Of course, there are caveats. Just because a court says Google must allow third-party billing or alternative stores doesn’t mean users will flock to them. Behavioural inertia is real. Most users will continue defaulting to Play Store downloads and Play Billing for convenience, security, and habit. Google knows this, and its design nudges and friction layers may slow actual market change unless further regulated.
Second, there’s the Apple problem. Apple still controls every inch of iOS, and this ruling does nothing to change that. In fact, the Epic v. Apple case ended in a far weaker ruling, with Apple largely winning on appeal. So if your app strategy leans heavily on iOS monetisation, not much changes.
But in India, where Android dominates, this ruling is a shot in the arm. And not just for app developers. It may rewire the economics of digital distribution itself. From in-app subscriptions to freemium games to direct-to-consumer commerce, the possibility of bypassing Google’s tax is a tempting one.

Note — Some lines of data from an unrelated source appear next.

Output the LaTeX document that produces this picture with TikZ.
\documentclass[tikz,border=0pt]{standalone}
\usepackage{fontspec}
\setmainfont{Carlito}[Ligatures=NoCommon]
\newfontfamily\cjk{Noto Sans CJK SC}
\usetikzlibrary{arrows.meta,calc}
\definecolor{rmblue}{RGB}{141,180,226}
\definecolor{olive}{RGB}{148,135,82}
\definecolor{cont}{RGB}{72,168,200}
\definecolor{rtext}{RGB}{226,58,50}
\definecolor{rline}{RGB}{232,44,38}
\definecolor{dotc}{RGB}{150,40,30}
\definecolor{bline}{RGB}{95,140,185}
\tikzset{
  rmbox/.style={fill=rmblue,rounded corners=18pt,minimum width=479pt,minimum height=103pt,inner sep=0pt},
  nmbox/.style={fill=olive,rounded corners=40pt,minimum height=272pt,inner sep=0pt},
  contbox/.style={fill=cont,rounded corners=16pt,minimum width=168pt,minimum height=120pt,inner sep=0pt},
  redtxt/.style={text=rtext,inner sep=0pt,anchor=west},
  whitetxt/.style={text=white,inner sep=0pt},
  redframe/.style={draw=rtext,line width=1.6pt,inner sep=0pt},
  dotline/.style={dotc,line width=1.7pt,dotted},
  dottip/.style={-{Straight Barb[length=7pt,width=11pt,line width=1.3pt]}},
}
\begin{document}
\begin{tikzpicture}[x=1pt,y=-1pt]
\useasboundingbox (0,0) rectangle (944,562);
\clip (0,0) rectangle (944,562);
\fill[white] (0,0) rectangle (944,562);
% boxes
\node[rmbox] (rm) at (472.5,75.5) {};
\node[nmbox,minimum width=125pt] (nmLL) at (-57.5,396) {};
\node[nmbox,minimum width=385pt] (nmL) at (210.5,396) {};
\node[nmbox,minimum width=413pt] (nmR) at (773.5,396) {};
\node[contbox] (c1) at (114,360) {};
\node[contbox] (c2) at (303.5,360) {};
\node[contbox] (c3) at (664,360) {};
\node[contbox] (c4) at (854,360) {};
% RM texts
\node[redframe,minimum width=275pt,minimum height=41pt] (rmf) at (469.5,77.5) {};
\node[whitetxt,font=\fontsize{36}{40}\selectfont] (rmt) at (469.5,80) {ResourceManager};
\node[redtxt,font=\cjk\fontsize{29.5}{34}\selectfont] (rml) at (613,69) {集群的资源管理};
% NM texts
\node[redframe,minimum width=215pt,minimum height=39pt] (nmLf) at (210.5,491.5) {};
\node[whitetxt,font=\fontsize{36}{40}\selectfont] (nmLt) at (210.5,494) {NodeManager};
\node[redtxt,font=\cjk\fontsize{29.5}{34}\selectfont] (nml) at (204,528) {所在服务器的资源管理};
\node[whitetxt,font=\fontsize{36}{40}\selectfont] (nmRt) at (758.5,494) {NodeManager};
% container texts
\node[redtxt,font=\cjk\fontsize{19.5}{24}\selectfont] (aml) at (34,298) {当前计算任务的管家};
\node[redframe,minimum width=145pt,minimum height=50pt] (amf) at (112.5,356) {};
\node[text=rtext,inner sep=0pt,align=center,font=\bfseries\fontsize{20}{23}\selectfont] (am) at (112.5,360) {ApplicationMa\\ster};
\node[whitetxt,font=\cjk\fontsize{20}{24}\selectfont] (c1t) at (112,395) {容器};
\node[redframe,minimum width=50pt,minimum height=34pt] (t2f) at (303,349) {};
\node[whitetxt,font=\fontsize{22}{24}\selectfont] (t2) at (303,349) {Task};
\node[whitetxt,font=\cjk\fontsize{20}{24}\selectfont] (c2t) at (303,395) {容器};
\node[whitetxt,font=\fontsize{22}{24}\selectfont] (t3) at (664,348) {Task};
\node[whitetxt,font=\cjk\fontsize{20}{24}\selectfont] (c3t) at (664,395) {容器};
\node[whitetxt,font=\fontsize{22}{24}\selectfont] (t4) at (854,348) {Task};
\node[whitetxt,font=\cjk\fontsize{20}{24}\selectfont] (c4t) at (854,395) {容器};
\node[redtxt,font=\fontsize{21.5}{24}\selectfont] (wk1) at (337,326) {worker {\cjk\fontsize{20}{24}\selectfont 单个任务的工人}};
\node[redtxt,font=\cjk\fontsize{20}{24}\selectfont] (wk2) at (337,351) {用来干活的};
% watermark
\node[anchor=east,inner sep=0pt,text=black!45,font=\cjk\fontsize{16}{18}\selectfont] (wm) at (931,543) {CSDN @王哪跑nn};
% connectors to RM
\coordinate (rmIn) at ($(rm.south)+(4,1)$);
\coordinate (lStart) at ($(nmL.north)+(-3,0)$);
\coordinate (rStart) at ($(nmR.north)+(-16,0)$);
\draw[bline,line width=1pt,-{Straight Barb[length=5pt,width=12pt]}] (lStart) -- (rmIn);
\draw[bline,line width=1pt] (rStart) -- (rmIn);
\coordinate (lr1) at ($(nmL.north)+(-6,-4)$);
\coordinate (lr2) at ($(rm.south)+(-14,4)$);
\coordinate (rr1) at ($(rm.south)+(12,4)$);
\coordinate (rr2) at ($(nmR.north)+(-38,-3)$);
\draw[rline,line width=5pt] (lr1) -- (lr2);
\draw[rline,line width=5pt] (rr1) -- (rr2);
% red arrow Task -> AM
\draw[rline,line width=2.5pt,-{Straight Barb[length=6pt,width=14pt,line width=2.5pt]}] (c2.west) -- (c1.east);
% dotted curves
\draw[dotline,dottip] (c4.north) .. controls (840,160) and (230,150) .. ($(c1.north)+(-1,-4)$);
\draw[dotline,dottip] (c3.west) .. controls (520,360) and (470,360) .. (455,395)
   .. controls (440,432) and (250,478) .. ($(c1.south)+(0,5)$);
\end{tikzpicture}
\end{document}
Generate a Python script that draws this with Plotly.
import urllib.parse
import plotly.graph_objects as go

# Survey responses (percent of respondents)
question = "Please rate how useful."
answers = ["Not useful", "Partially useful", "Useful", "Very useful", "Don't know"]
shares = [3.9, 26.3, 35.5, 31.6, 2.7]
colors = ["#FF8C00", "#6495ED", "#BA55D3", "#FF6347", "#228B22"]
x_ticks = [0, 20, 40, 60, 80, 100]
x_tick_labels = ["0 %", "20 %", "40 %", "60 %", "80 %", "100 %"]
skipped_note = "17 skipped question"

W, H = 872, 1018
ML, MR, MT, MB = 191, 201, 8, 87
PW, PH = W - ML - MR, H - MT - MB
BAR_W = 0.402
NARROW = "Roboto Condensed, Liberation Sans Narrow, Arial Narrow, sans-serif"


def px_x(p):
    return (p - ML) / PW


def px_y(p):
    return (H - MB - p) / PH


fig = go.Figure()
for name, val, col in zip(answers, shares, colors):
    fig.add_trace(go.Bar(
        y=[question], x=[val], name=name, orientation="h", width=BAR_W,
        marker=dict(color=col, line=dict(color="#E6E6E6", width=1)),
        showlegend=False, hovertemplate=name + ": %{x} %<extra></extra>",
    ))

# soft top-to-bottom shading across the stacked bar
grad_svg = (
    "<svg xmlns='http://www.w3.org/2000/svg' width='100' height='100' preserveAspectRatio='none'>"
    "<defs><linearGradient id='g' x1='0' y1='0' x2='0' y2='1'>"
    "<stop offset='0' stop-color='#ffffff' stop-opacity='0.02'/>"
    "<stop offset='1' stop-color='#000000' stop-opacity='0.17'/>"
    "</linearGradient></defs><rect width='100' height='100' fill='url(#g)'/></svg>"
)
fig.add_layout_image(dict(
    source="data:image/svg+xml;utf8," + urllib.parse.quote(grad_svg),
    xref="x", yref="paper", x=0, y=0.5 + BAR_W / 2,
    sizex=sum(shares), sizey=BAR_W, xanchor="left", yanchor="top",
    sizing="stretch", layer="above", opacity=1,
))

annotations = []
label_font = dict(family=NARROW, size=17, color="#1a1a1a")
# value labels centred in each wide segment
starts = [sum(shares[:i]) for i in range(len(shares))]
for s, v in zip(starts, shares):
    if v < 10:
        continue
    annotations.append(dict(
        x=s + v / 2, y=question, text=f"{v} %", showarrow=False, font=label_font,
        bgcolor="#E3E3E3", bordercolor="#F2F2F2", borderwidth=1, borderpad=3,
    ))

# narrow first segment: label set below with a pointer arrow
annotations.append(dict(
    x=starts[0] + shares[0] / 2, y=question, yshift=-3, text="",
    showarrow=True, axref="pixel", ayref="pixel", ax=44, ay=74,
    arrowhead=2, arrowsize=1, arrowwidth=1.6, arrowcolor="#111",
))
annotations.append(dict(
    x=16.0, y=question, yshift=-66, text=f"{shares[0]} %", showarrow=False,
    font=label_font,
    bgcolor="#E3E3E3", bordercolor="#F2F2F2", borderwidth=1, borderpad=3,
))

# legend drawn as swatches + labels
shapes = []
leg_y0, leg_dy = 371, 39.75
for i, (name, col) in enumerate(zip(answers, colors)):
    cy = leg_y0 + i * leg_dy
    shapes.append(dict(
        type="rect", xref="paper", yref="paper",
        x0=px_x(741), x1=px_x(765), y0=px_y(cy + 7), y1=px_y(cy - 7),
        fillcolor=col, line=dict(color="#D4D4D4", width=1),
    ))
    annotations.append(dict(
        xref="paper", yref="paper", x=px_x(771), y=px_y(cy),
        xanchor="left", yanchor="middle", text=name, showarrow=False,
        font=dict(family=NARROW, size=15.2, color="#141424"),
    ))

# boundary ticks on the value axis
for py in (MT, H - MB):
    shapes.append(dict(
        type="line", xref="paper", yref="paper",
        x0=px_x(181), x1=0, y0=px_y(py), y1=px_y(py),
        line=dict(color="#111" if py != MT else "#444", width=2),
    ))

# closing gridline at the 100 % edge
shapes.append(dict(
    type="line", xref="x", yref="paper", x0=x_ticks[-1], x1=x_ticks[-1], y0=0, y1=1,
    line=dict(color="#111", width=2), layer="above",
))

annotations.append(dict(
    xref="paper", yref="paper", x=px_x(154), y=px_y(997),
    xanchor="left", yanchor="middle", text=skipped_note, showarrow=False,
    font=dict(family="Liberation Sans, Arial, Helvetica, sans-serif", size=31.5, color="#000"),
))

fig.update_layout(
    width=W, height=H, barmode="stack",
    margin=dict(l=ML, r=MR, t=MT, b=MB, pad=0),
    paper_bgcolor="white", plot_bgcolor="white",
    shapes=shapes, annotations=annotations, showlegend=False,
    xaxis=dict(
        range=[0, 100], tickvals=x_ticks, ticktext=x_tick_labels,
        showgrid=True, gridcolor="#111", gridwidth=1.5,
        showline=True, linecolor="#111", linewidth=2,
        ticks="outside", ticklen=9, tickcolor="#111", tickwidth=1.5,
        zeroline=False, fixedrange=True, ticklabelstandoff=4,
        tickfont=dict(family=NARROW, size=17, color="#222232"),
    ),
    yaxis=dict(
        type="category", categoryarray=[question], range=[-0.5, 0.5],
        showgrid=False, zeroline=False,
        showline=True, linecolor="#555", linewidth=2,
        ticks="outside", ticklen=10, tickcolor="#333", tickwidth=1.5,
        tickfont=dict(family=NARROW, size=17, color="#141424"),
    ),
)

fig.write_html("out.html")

The bigger picture? Google’s app-store dominance is being challenged globally, from South Korea to the EU to the US. India now has both precedent and market weight to demand real compliance. And marketers, publishers, and developers would do well to prepare for a world where mobile distribution isn’t a monopoly but a marketplace again.
Whether that’s a marketplace of chaos or opportunity depends on who seizes the moment.